During our ongoing weekly discussions with clients, we occasionally get questions from individuals about their approach to investing – particularly in terms of fees and value.
The questions are usually focused on the cost of accessing investment advice, or the cost of buying specific investment vehicles such as mutual funds, ETFs etc. With the rise of fintech, trading platforms for smartphones and so on, we also hear questions about the technology related to buying, selling, and monitoring investments.
The "trap" with "new" technology is the lack of clear focus on the process of constructing and monitoring a complete portfolio (RRSP, TFSA, Open investments) as opposed to just monitoring individual holdings. To paraphrase an old saying: "the whole is greater than the parts".
The concern is that, in a decade from now, new investors may have paid low or no fees but actually achieved very poor returns. This is not a prediction but an observation on the study of behavioral economics and experience.
The other concern is that a generation of younger investors may avoid owning equity investments because they focused on short term events (volatility & market corrections) rather than on long term realities - the growth potential of the overall economy over time.

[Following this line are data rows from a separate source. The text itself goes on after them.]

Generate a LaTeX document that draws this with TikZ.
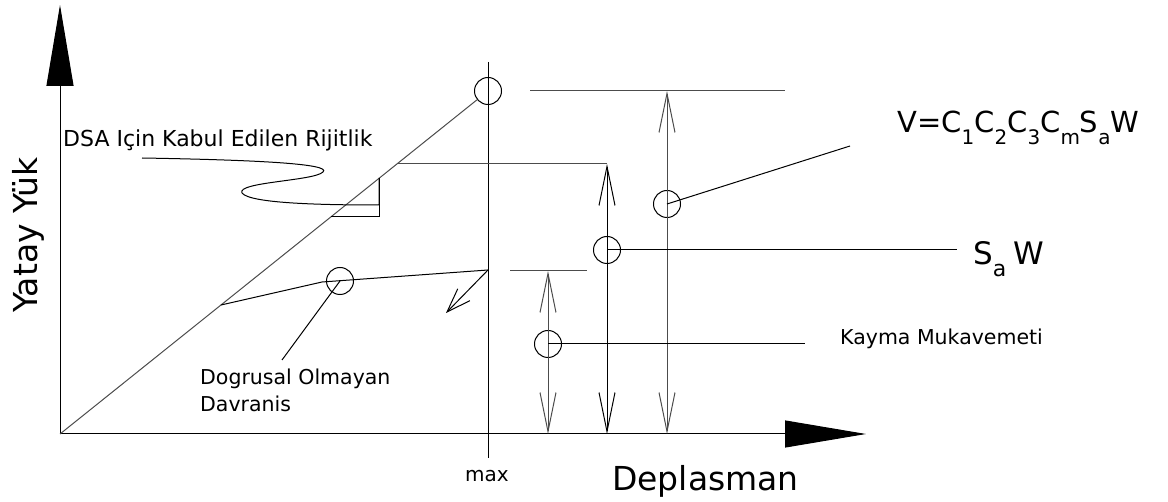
\documentclass[tikz,border=0pt]{standalone}
\usepackage{fontspec}
\setmainfont{DejaVu Sans}
\usetikzlibrary{arrows.meta}
\newcommand\mysub[2]{\raisebox{-#2}{\fontsize{20}{20}\selectfont #1}}
\begin{document}
\begin{tikzpicture}[x=1pt,y=-1pt,
  ln/.style={line width=1pt, black},
  gln/.style={line width=1pt, black!70},
  circ/.style={circle, draw, line width=1pt, minimum size=27pt, inner sep=0pt},
  dimarrow/.style={line width=1pt, {Straight Barb[length=39pt,width=16pt]}-{Straight Barb[length=39pt,width=16pt]}},
  axisarrow/.style={line width=1pt, -{Triangle[length=81pt,width=27pt]}},
  lbl/.style={inner sep=0pt, anchor=base west}
]
\useasboundingbox (0,0) rectangle (1168,502);
% coordinates
\coordinate (O) at (60,434);
\coordinate (Ytip) at (60,5);
\coordinate (Xtip) at (866,434);
\coordinate (Mtop) at (488,62);
\coordinate (Mbot) at (488,458);
\coordinate (T1a) at (530,91);
\coordinate (T1b) at (785,91);
\coordinate (a1t) at (667,91);
\coordinate (a1b) at (667,434);
\coordinate (L2) at (850,146);
\coordinate (H2a) at (398,164);
\coordinate (H2b) at (607,164);
\coordinate (a2b) at (607,434);
\coordinate (L3) at (957,250);
\coordinate (H3a) at (510,271);
\coordinate (H3b) at (587,271);
\coordinate (a3t) at (548,271);
\coordinate (a3b) at (548,434);
\coordinate (L4) at (805,344);
\coordinate (N1) at (221,305);
\coordinate (N2) at (322,282);
\coordinate (N3) at (488,270);
\coordinate (L5) at (282,360);
\coordinate (AT) at (446,313);
\coordinate (R1) at (379,178);
\coordinate (R2) at (379,217);
\coordinate (R3) at (331,217);
\coordinate (R4) at (379,205);
\coordinate (S0) at (142,158);
\coordinate (S1) at (323,172);
\coordinate (S2) at (242,193);
% circles
\node[circ] (c1) at (488,91) {};
\node[circ] (c2) at (667,204) {};
\node[circ] (c3) at (607,250) {};
\node[circ] (c4) at (548,344) {};
\node[circ] (c5) at (340,281) {};
% axes
\draw[axisarrow] (O) -- (Ytip);
\draw[axisarrow] (O) -- (Xtip);
\draw[ln] (Mtop) -- (Mbot);
% elastic line
\draw[gln] (O) -- (c1);
% top level
\draw[gln] (T1a) -- (T1b);
\draw[dimarrow, black!70] (a1t) -- (a1b);
\draw[ln] (c2.center) -- (L2);
% second level
\draw[gln] (H2a) -- (H2b);
\draw[dimarrow] (H2b) -- (a2b);
\draw[ln] (c3.center) -- (L3);
% third level
\draw[gln] (H3a) -- (H3b);
\draw[dimarrow, black!70] (a3t) -- (a3b);
\draw[ln] (c4.center) -- (L4);
% nonlinear curve
\draw[ln] (N1) -- (N2) -- (N3);
\draw[ln] (c5.center) -- (L5);
\draw[ln, -{Straight Barb[length=24pt,width=17pt]}] (N3) -- (AT);
% rigidity triangle
\draw[ln] (R1) -- (R2) -- (R3);
\draw[ln] (S0) .. controls (260,160) and (332,164) .. (S1)
  .. controls (314,181) and (236,182) .. (S2)
  .. controls (250,204) and (330,205) .. (R4) -- (R1);
% labels
\node[inner sep=0pt, anchor=base, rotate=90, font=\fontsize{33}{40}\selectfont] (ylab) at (37,235) {Yatay Yük};
\node[lbl, font=\fontsize{33}{40}\selectfont] (xlab) at (612,491) {Deplasman};
\node[inner sep=0pt, anchor=base, font=\fontsize{20}{24}\selectfont] (maxlab) at (487,482) {max};
\node[lbl, font=\fontsize{22}{26}\selectfont] (dsa) at (63,147) {DSA Için Kabul Edilen Rijitlik};
\node[inner sep=0pt, anchor=north west, align=left, font=\fontsize{20.5}{27}\selectfont] (dog) at (200,369) {Dogrusal Olmayan\\Davranis};
\node[lbl, font=\fontsize{20.5}{25}\selectfont] (kay) at (840,345) {Kayma Mukavemeti};
\node[lbl, font=\fontsize{29}{34}\selectfont] (vf) at (897,133) {V=C\mysub{1}{12pt}C\mysub{2}{12pt}C\mysub{3}{12pt}C\mysub{m}{12pt}S\mysub{a}{12pt}W};
\node[lbl, font=\fontsize{31}{36}\selectfont] (saw) at (973,265) {S\raisebox{-12pt}{\fontsize{22}{22}\selectfont a}\hspace{7pt}W};
\end{tikzpicture}
\end{document}
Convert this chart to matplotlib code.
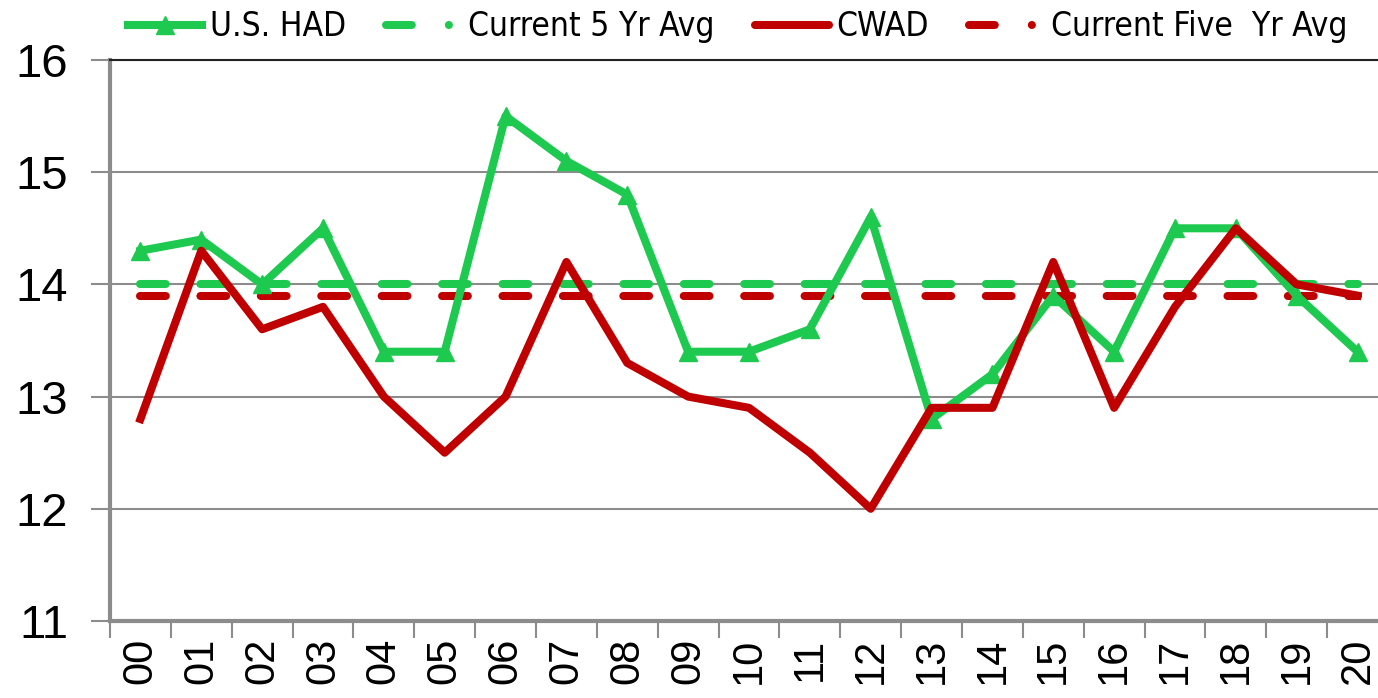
import matplotlib.pyplot as plt
from matplotlib import font_manager
from matplotlib.font_manager import FontProperties
from matplotlib.lines import Line2D

years = ["00", "01", "02", "03", "04", "05", "06", "07", "08", "09", "10",
         "11", "12", "13", "14", "15", "16", "17", "18", "19", "20"]
us_had = [14.3, 14.4, 14.0, 14.5, 13.4, 13.4, 15.5, 15.1, 14.8, 13.4, 13.4,
          13.6, 14.6, 12.8, 13.2, 13.9, 13.4, 14.5, 14.5, 13.9, 13.4]
cwad = [12.8, 14.3, 13.6, 13.8, 13.0, 12.5, 13.0, 14.2, 13.3, 13.0, 12.9,
        12.5, 12.0, 12.9, 12.9, 14.2, 12.9, 13.8, 14.5, 14.0, 13.9]
us_avg = [14.0] * len(years)
cwad_avg = [13.9] * len(years)

green = "#1ec94f"
red = "#c00000"
grid_c = "#8c8c8c"

# condensed face for the legend if there is one
cond = FontProperties(family="DejaVu Sans", stretch="condensed", size=24)
cond_file = font_manager.findfont(cond)
if "Condensed" not in cond_file:
    cond = FontProperties(family="DejaVu Sans", size=20)

fig = plt.figure(figsize=(13.78, 6.98), dpi=100)
ax = fig.add_axes([110 / 1378, 1 - 621 / 698, 1278 / 1378, 561 / 698])

x = list(range(len(years)))
lw = 5.8
dash = (3.2, 4.3)
ax.plot(x, us_avg, color=green, lw=lw, dashes=dash, dash_capstyle="round", zorder=2)
ax.plot(x, cwad_avg, color=red, lw=lw, dashes=dash, dash_capstyle="round", zorder=2)
ax.plot(x, us_had, color=green, lw=lw, marker="^", markersize=13, zorder=3)
ax.plot(x, cwad, color=red, lw=lw, zorder=4)

ax.set_xlim(-0.5, len(years) - 0.5)
ax.set_ylim(11, 16)
ax.set_yticks([11, 12, 13, 14, 15, 16])
ax.set_xticks(x)
ax.set_xticklabels(years, rotation=90, fontsize=30, family=["Liberation Sans", "DejaVu Sans"])
ax.set_xticks([i - 0.5 for i in range(len(years) + 1)], minor=True)
ax.tick_params(axis="x", which="major", length=0, pad=12)
ax.tick_params(axis="x", which="minor", length=12, width=1.5, color=grid_c)
ax.tick_params(axis="y", length=14, width=1.5, color=grid_c, labelsize=34, pad=16)
for lab in ax.get_yticklabels():
    lab.set_family(["Liberation Sans", "DejaVu Sans"])

ax.grid(axis="y", color=grid_c, lw=1.5, zorder=0)
ax.set_axisbelow(True)
ax.spines["right"].set_visible(False)
ax.spines["top"].set_color("#222222")
ax.spines["top"].set_linewidth(1.5)
ax.spines["left"].set_color(grid_c)
ax.spines["left"].set_linewidth(3)
ax.spines["bottom"].set_color(grid_c)
ax.spines["bottom"].set_linewidth(3)

leg_dash = (3.2, 4.6, 0.01, 20)
handles = [
    Line2D([], [], color=green, lw=lw, marker="^", markersize=13),
    Line2D([], [], color=green, lw=lw, dashes=leg_dash, dash_capstyle="round"),
    Line2D([], [], color=red, lw=lw, solid_capstyle="round"),
    Line2D([], [], color=red, lw=lw, dashes=leg_dash, dash_capstyle="round"),
]
labels = ["U.S. HAD", "Current 5 Yr Avg", "CWAD", "Current Five  Yr Avg"]
em = cond.get_size_in_points() * 100 / 72
fig.legend(handles, labels, loc="upper left", bbox_to_anchor=(98 / 1378, 1.028),
           ncol=4, frameon=False, handlelength=74 / em, handletextpad=8 / em,
           columnspacing=40 / em, prop=cond)

fig.savefig("out.png", dpi=100)
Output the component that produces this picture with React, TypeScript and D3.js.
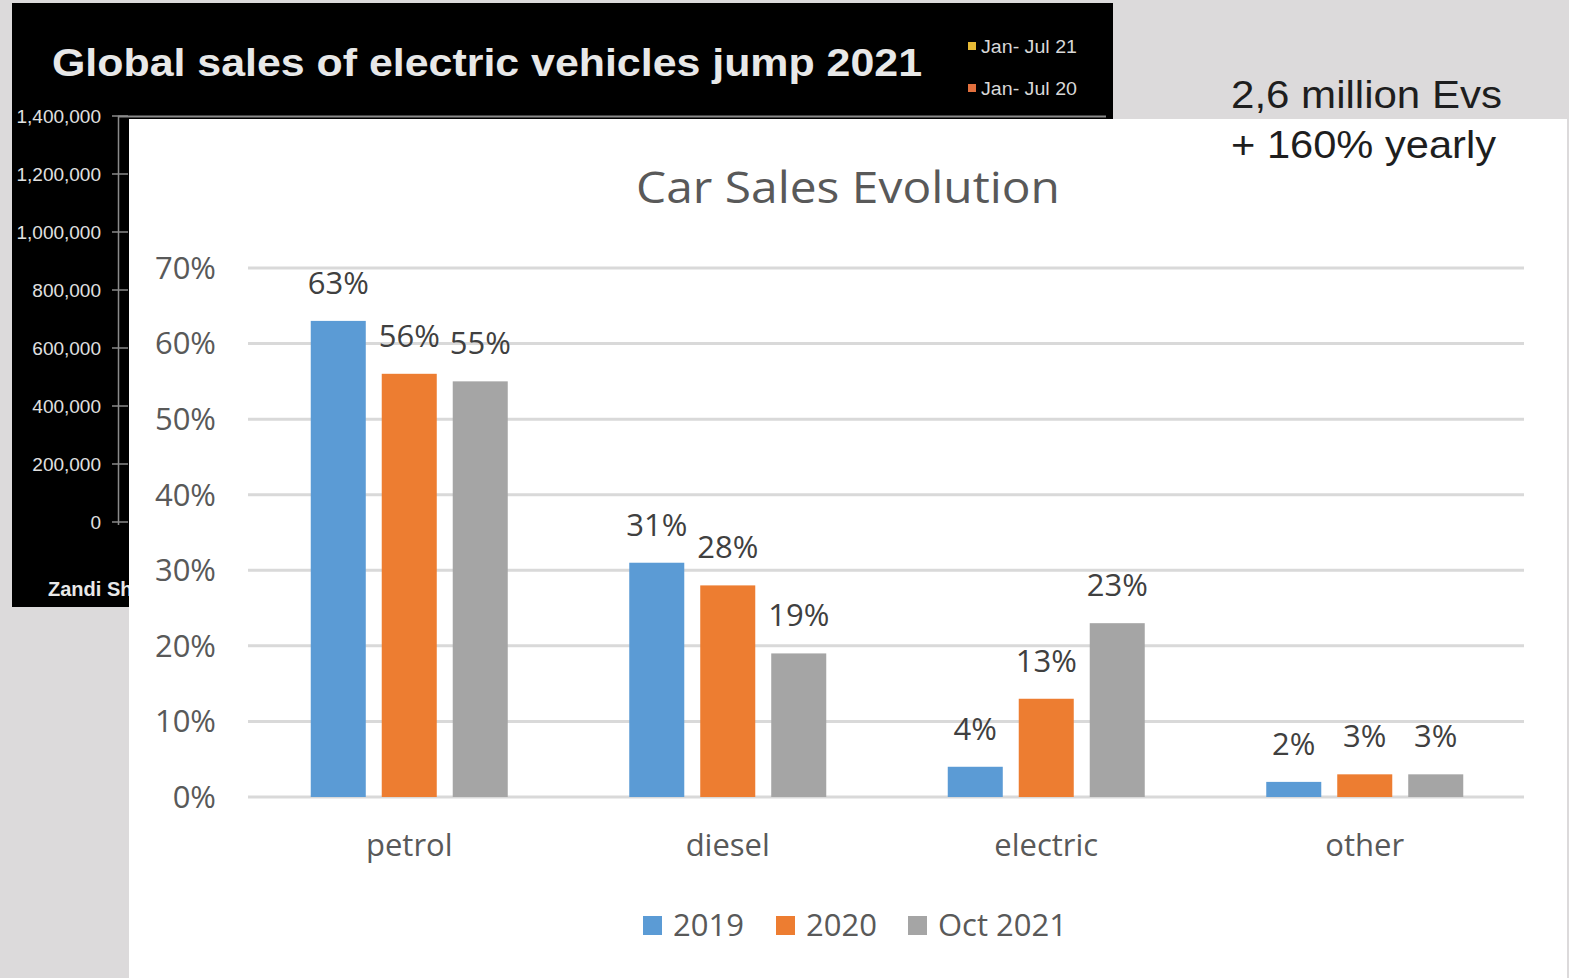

Let us first define "investing". This is simply the purchase of an ownership interest in a public company (via a mutual fund or segregated fund) which entitles investors to share in profits generated on an annual basis. Professional investment managers spend all their time researching and selecting the right companies with the best long-term prospects for growth - at rates above inflation and interest rates.
This is what Warren Buffett refers to when he says: "In the long run the stock market is a counting machine (of your growing wealth) but in the short term the stock market is a voting machine (driven by investor emotions)."
The opposite of "Investing" is "Trading" which is any system based on price movement or momentum. Inexperienced investors often buy investments near a "top" when something looks like a "sure thing" - after it has already risen dramatically. One only need to examine the money flows into technology oriented mutual funds in late 1999 – only a few months before Nasdaq famously crashed!
The real question investors should ask is "how to generate investment returns?" You cannot buy an 8% compounded return. Investment returns are a by-product of process. Which means the method of creating and maintaining a portfolio is VERY important to the outcomes.
For example, a "quality" car is the result of a company making many little adjustments and tweaks that improve quality over previous efforts to build that same car.
There are various approaches to selecting investments and creating a portfolio. You can use a growth, value, or momentum or some combination of these investment styles. These styles always involve assessing potential profits over time and making decisions based on this data.
There is also the option of adding in various analysis screens (top-down macro, contrarian, etc.) to the mix.
The key to long term financial success is that, whatever portfolio management strategy you apply, you are consistent over time. Investment returns happen over time and over numerous business cycles. "Trading" based primarily on short term trends seldom produces long term financial gains! Patience is your friend.
What disciplined investment process are you using?